BISMARCK, N.D. (AP) -- Two farmers have developed a smartphone application to help manage their farms even while they're still sitting on their tractors.

Jacob Fannik of Max, N.D., and Ryan Raguse of Wheaton, Minn., developed Virtual Farm Manager to keep notes, store yield records and sync information with web accounts for computer access.

"The spark behind this came from growing up on a farm," Fannik, who grew up on 2,000 acres about 80 miles north of Bismarck, told the Bismarck Tribune. "A farmer has to get in and out of the tractor, get into the house, make a bunch of calls, be so many places at once and still be behind the wheel of a tractor."

Fannik and Raguse said farmers are increasingly using smartphone technology to manage their land. Their app uses the phone's GPS to track and map equipment as it goes up and down fields planting seeds or spreading fertilizer.
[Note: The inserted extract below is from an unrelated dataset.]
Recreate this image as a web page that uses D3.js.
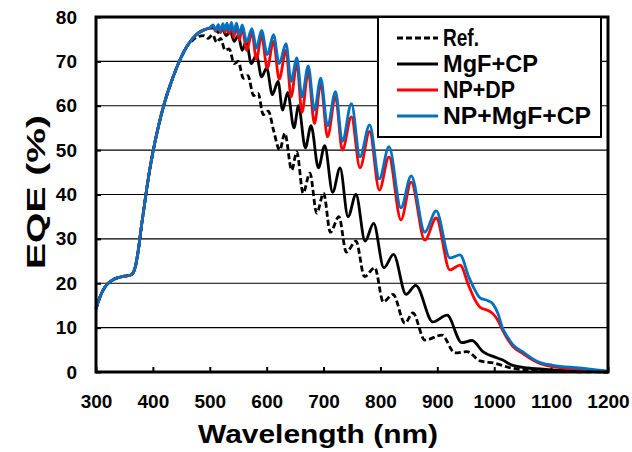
<!DOCTYPE html>
<html>
<head>
<meta charset="utf-8">
<script src="https://cdn.jsdelivr.net/npm/d3@7"></script>
<style>
body{margin:0;background:#fff}
svg{font-family:Arial,"Liberation Sans",sans-serif;font-weight:bold}
</style>
</head>
<body>
<svg width="632" height="452"></svg>
<script>
// shared part of all four curves (they overlap below ~460 nm)
var baseWl=[300,305,310,315,320,330,340,350,360,365,370,375,380,385,390,395,400,410,420,430,440,450,460];
var baseEqe=[14.2,16.2,17.8,19,19.8,20.8,21.3,21.6,21.8,22.3,24.2,28,33,37.5,42,46,49.5,55.5,60.5,64.5,68,71,73.4];

var refWl=[470,480,490,497,505,512,519,527,534,543,550,559,567,577,585,594,603,612,623,632,644,653,664,676,688,700,712,727,740,757,772,790,805,822,843,857,878,908,931,952,975,1000,1030,1060,1100,1150,1200];
var refEqe=[74.8,75.6,75.8,75.2,76,74.3,75.2,72.5,72.8,69.5,70,66.2,66.8,62.3,62.8,58,58.8,54.5,50,53.8,45.5,49.6,40.3,44.8,35.8,40.3,31.5,35,27,29.5,21.5,23.5,15.8,17.5,11,13.3,7.2,8.3,4.3,4.6,2.5,2,0.9,0.4,0.2,0.05,0];

var mgfWl=[470,480,490,500,508,515,522,529,536,543,550,557,564,573,582,591,600,610,620,628,637,648,656,668,678,691,702,716,729,743,757,773,788,806,823,845,862,892,917,943,961,980,1000,1015,1030,1060,1100,1150,1200];
var mgfEqe=[75.2,76.4,77.1,77.5,77.5,76.5,77.3,75.8,76.8,74.5,75.8,72.5,74.5,69.5,71.5,66.5,68.5,62.5,65.5,59,63,55,60,50.5,55.5,46,51,40.5,46,35,40,29.5,33.5,23.5,26.5,17.5,19.5,11.3,12.8,6.6,7.1,4.6,3.4,2.7,1.6,0.9,0.5,0.2,0];

var npdpWl=[470,480,490,500,506,510,515,519,523,527,530,534,538,542,547,552,557,565,574,582,591,601,612,622,634,643,653,662,673,684,695,707,721,733,749,764,781,798,815,836,854,878,898,922,940,955,966,975,990,998,1007,1014,1024,1033,1051,1065,1077,1103,1150,1200];
var npdpEqe=[75.2,76.4,77.1,77.5,78,76.8,78,76.5,78.2,76.5,78.2,76.3,78.3,75.5,78,74.8,77.5,72.5,76.5,70.5,75.8,68.5,74.5,66,72.5,62,69.6,58.5,67.7,56,65,53,62,50,57.5,46,54.2,41,48.5,34.3,42.8,29.7,34.7,23,24.1,19.5,16.3,14.6,13.8,13.1,11.5,9.6,7.3,5.7,4.1,2.9,2.1,1.2,0.6,0.1];

var npmgfWl=[470,480,490,500,506,510,515,519,523,527,530,534,538,542,547,552,557,565,574,582,591,601,612,622,634,643,653,662,673,684,695,707,721,733,749,764,781,798,815,836,854,878,898,922,940,955,966,975,990,998,1007,1014,1024,1033,1051,1065,1077,1103,1150,1200];
var npmgfEqe=[75.2,76.4,77.1,77.6,78.2,77,78.3,76.8,78.5,77,78.6,77,78.8,76.5,78.6,76,78.2,74.4,77.4,73,77,71.5,76,69.5,74,65.5,70.8,62,69,59,66.2,55.5,63.2,52,60.5,48.5,55.7,43.5,50.8,37,44.2,31.5,36.3,25.7,26.4,21.5,18.5,16.7,16,15.3,13,10.1,7.8,6.1,4.5,3.2,2.3,1.5,0.9,0.2];

var xTicks=[300,400,500,600,700,800,900,1000,1100,1200];
var yTicks=[0,10,20,30,40,50,60,70,80];
var seriesNames=["Ref.","MgF+CP","NP+DP","NP+MgF+CP"];
var seriesColors=["#000000","#000000","#ff0000","#0070c0"];

function joinData(wl,eqe){
    var pts=[];
    for(var i=0;i<baseWl.length;i++){ pts.push([baseWl[i],baseEqe[i]]); }
    for(var j=0;j<wl.length;j++){ pts.push([wl[j],eqe[j]]); }
    return pts;
}
var allSeries=[joinData(refWl,refEqe),joinData(mgfWl,mgfEqe),joinData(npdpWl,npdpEqe),joinData(npmgfWl,npmgfEqe)];

var svg=d3.select('svg');
var x=d3.scaleLinear().domain([300,1200]).range([96,608]);
var y=d3.scaleLinear().domain([0,80]).range([372,17]);

// horizontal grid
svg.append('g').selectAll('line')
    .data(yTicks.slice(1,-1))
    .enter().append('line')
    .attr('x1',96).attr('x2',608)
    .attr('y1',function(d){return y(d);})
    .attr('y2',function(d){return y(d);})
    .style('stroke','#000').style('stroke-width',1.2);

var xAxis=svg.append('g').attr('transform','translate(0,372)')
    .call(d3.axisBottom(x).tickValues(xTicks).tickSize(-5).tickPadding(23).tickFormat(d3.format('d')));
var yAxis=svg.append('g').attr('transform','translate(96,0)')
    .call(d3.axisLeft(y).tickValues(yTicks).tickSize(-5).tickPadding(19));
[xAxis,yAxis].forEach(function(a){
    a.select('.domain').remove();
    a.selectAll('line').style('stroke','#000').style('stroke-width',2);
    a.selectAll('text').style('font-size','19px').style('font-family','Arial, "Liberation Sans", sans-serif').style('font-weight','bold').style('fill','#000');
});

var line=d3.line()
    .x(function(d){return x(d[0]);})
    .y(function(d){return y(d[1]);})
    .curve(d3.curveMonotoneX);

for(var s=0;s<allSeries.length;s++){
    svg.append('path')
    .attr('d',line(allSeries[s]))
    .style('fill','none')
    .style('stroke',seriesColors[s])
    .style('stroke-width',2.8)
    .style('stroke-dasharray',s==0?'6,3':null);
}

// frame
svg.append('rect')
    .attr('x',96).attr('y',17).attr('width',512).attr('height',355)
    .style('fill','none').style('stroke','#000').style('stroke-width',3);

// legend
var lg=svg.append('g');
lg.append('rect')
    .attr('x',378).attr('y',17).attr('width',223).attr('height',120)
    .style('fill','#fff').style('stroke','#000').style('stroke-width',2);
var legendWidths=[36,95,72,148];
for(var k=0;k<seriesNames.length;k++){
    var by=46+k*26;
    lg.append('line')
    .attr('x1',397).attr('x2',438)
    .attr('y1',by-8).attr('y2',by-8)
    .style('stroke',seriesColors[k]).style('stroke-width',2.8)
    .style('stroke-dasharray',k==0?'6,3':null);
    lg.append('text')
    .attr('x',443).attr('y',by)
    .attr('textLength',legendWidths[k]).attr('lengthAdjust','spacingAndGlyphs')
    .style('font-size','23px')
    .text(seriesNames[k]);
}

svg.append('text')
    .attr('x',318).attr('y',443)
    .attr('text-anchor','middle')
    .attr('textLength',240).attr('lengthAdjust','spacingAndGlyphs')
    .style('font-size','26px')
    .text('Wavelength (nm)');

svg.append('text')
    .attr('transform','translate(45,192) rotate(-90)')
    .attr('text-anchor','middle')
    .attr('textLength',154).attr('lengthAdjust','spacingAndGlyphs')
    .style('font-size','26px')
    .text('EQE (%)');
</script>
</body>
</html>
It also can let multiple workers simultaneously view activity on a field.

Raguse said there are many variations of this management technology but he doesn't know of any that allow farmers to access it on a cellphone.

"Rather than running around with notebooks all the time, the farmer can just send it back to the computer," he said.

The app is set for an April 15 release for Android phones. The newspaper reports that an iPhone version will follow. The cost will be $65 a month, after an introductory rate.